Executive decision guidance for logistics platform selection
CIOs, CFOs, and COOs should avoid framing this as a binary technology contest. The better question is which platform model best supports the organization's current operating maturity and future modernization path. If the logistics network is fragmented, data quality is weak, and governance is inconsistent, a traditional ERP or phased modernization approach may produce better outcomes. If the enterprise already has strong process discipline, integrated operational data, and a mandate for predictive control, AI ERP can create strategic advantage.
- Choose AI ERP when the business case depends on predictive visibility, rapid exception handling, and scalable cloud operating models across complex logistics networks.
- Choose traditional ERP when the immediate priority is process standardization, financial governance, and reducing operational fragmentation with lower analytical dependency.

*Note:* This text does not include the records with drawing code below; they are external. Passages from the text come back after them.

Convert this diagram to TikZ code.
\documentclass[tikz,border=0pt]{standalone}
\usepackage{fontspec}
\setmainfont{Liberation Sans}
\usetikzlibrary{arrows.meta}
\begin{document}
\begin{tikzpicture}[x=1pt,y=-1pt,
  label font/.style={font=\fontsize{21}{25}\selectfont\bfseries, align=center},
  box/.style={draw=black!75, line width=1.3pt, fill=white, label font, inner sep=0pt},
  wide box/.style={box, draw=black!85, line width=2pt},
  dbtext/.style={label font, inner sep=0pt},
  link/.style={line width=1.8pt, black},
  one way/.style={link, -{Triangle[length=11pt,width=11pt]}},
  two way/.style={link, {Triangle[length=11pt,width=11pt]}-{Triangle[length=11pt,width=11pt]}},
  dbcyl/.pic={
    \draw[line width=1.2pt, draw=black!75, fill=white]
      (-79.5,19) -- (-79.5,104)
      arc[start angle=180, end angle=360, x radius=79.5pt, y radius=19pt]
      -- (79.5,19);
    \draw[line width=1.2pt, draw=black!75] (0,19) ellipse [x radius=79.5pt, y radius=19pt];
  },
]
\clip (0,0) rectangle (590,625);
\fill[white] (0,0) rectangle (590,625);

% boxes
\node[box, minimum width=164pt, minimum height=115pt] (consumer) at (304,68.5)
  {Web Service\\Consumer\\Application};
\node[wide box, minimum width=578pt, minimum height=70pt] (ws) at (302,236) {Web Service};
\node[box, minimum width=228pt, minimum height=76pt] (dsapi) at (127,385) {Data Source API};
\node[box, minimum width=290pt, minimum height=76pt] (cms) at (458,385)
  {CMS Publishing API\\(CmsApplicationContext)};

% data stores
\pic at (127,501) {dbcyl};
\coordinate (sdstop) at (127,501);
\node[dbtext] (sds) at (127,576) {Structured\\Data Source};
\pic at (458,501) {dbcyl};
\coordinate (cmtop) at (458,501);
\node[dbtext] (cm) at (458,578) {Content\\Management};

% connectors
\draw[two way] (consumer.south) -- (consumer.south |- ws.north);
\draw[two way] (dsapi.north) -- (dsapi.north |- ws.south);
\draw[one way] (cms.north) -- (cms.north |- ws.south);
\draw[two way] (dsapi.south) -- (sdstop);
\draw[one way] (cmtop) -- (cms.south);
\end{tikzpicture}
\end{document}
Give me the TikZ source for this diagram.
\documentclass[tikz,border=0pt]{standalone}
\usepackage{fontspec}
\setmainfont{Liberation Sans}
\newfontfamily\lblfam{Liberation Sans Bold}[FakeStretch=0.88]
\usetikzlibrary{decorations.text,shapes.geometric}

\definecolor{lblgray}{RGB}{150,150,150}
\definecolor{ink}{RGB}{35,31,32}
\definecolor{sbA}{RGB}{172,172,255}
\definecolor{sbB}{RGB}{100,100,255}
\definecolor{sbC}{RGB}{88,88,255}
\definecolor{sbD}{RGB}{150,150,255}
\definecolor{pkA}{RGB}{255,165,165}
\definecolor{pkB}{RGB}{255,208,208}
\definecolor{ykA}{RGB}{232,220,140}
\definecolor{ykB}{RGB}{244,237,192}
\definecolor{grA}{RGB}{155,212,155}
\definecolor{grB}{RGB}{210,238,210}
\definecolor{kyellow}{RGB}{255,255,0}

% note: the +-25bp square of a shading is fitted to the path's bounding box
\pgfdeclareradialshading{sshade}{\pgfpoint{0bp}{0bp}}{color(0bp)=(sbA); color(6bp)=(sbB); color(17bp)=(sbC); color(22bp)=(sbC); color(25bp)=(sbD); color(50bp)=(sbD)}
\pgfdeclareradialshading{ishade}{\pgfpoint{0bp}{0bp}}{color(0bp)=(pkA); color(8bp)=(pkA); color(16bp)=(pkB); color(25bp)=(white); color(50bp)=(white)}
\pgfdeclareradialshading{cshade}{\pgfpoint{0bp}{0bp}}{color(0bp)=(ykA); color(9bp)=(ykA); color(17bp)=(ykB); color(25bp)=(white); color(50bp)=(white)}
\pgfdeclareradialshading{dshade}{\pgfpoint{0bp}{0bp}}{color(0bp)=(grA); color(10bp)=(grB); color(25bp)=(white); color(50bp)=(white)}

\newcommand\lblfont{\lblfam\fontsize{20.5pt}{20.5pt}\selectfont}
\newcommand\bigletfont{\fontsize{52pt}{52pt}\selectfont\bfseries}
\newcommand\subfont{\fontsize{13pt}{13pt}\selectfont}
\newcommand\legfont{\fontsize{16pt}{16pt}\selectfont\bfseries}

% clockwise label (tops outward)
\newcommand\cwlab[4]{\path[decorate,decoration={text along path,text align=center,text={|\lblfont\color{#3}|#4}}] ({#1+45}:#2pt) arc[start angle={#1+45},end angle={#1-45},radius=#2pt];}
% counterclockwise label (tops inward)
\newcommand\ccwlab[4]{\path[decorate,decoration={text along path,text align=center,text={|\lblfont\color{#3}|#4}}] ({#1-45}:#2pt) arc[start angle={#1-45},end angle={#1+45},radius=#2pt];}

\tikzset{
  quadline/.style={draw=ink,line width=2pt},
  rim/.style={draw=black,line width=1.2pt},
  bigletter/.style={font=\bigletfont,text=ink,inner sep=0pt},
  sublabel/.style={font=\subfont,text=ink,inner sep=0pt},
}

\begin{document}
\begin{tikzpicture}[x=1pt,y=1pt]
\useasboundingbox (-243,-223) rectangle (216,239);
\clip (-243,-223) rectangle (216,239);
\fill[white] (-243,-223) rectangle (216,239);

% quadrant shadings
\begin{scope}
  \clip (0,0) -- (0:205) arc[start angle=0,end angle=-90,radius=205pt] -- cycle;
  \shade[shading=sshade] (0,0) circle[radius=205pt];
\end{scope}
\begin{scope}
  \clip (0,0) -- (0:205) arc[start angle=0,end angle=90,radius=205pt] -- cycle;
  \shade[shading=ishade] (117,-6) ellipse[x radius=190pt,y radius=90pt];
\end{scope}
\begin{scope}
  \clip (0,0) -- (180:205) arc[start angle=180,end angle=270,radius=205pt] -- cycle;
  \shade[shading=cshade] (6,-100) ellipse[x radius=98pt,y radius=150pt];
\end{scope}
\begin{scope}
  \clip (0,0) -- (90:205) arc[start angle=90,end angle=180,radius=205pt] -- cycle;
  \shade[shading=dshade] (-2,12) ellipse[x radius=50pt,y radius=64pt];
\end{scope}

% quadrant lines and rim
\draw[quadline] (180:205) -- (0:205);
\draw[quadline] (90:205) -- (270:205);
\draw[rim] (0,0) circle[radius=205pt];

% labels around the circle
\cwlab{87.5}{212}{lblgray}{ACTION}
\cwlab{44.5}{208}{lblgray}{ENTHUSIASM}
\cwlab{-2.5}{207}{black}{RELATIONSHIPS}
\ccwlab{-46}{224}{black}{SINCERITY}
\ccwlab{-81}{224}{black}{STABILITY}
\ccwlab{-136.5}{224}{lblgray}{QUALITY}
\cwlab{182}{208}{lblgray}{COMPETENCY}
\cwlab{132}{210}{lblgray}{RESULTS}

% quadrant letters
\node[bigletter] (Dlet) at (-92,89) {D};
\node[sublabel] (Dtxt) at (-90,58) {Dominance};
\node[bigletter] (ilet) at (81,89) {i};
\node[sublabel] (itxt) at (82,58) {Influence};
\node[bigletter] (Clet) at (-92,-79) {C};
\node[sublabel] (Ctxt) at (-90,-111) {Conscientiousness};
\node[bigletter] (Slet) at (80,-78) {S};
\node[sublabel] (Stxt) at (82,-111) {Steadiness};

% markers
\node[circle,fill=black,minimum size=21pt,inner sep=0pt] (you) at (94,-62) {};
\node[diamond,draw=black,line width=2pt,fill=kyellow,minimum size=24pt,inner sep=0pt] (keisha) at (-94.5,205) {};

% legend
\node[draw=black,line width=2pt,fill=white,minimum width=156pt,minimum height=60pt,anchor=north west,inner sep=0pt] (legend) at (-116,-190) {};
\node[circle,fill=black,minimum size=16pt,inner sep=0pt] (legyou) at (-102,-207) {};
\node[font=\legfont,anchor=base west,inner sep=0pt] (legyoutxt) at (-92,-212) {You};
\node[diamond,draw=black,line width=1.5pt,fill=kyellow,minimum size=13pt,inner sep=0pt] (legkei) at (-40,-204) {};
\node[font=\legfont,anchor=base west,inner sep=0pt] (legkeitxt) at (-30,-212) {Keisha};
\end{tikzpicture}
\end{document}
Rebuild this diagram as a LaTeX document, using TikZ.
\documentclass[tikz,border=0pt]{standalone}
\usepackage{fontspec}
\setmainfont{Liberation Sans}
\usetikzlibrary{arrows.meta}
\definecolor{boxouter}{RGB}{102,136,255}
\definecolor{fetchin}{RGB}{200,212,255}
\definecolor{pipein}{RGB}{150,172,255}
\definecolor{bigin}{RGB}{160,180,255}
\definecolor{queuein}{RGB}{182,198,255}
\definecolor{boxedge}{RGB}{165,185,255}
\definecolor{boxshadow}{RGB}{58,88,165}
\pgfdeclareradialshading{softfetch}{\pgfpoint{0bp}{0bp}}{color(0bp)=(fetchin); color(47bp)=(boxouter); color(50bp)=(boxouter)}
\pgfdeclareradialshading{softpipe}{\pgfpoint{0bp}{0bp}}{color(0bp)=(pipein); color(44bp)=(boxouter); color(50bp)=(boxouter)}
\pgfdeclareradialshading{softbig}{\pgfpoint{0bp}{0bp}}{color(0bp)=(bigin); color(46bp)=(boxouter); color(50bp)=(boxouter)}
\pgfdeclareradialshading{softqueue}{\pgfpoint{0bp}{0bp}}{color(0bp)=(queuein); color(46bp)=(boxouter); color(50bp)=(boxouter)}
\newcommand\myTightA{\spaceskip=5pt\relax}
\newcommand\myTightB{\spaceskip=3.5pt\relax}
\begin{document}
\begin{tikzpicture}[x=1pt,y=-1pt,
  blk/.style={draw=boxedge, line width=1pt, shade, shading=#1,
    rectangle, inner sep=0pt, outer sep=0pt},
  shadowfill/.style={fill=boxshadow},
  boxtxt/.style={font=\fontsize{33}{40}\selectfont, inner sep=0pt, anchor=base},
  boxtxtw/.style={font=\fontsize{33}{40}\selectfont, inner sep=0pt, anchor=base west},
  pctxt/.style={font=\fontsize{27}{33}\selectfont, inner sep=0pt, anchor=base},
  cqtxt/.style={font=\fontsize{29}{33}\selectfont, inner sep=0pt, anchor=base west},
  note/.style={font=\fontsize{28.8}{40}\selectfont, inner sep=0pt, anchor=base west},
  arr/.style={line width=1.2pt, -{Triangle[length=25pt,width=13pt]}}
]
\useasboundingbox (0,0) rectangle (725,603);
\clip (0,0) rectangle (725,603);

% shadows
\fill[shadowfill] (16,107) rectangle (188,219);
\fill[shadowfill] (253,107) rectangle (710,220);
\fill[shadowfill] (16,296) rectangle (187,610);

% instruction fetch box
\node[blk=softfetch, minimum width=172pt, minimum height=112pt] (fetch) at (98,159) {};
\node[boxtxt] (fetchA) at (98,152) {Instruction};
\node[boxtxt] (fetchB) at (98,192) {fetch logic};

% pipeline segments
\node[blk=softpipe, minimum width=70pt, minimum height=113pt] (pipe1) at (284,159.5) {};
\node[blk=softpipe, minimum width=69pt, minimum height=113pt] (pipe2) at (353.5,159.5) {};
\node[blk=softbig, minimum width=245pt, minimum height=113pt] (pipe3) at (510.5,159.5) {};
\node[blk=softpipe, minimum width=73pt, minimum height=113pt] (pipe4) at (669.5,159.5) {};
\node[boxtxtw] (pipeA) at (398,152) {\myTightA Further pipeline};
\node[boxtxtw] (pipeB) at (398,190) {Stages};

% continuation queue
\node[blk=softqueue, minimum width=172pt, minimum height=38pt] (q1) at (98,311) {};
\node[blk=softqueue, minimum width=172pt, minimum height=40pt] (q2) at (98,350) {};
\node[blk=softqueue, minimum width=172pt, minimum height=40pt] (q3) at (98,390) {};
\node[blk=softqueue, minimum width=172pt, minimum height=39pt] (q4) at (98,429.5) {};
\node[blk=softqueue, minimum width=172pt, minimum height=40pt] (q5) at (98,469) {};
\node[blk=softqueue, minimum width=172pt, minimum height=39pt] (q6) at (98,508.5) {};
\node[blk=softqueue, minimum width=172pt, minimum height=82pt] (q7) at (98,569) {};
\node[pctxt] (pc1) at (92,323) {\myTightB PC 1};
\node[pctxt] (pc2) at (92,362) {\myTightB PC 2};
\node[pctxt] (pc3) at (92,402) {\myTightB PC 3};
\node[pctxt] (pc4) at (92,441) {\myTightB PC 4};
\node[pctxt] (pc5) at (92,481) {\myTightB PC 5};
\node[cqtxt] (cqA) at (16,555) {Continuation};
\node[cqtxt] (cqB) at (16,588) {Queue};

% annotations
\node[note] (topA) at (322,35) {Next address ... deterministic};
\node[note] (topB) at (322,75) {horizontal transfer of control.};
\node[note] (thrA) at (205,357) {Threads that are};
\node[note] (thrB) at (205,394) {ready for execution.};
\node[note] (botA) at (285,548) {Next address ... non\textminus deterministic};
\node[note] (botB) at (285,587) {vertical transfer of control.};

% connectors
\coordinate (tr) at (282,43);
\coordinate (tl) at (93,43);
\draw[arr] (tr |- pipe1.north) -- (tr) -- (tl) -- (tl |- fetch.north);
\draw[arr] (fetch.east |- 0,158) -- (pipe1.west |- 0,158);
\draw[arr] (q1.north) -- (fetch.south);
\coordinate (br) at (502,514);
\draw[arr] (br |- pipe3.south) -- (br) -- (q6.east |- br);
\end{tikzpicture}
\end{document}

- Choose a phased hybrid path when the enterprise needs modernization but cannot yet support full AI-enabled operating discipline.
For most logistics enterprises, the winning strategy is not simply selecting the most advanced platform. It is selecting the platform whose architecture, deployment model, governance requirements, and interoperability profile align with enterprise transformation readiness. That is the core of effective ERP decision intelligence: matching technology ambition to operational reality.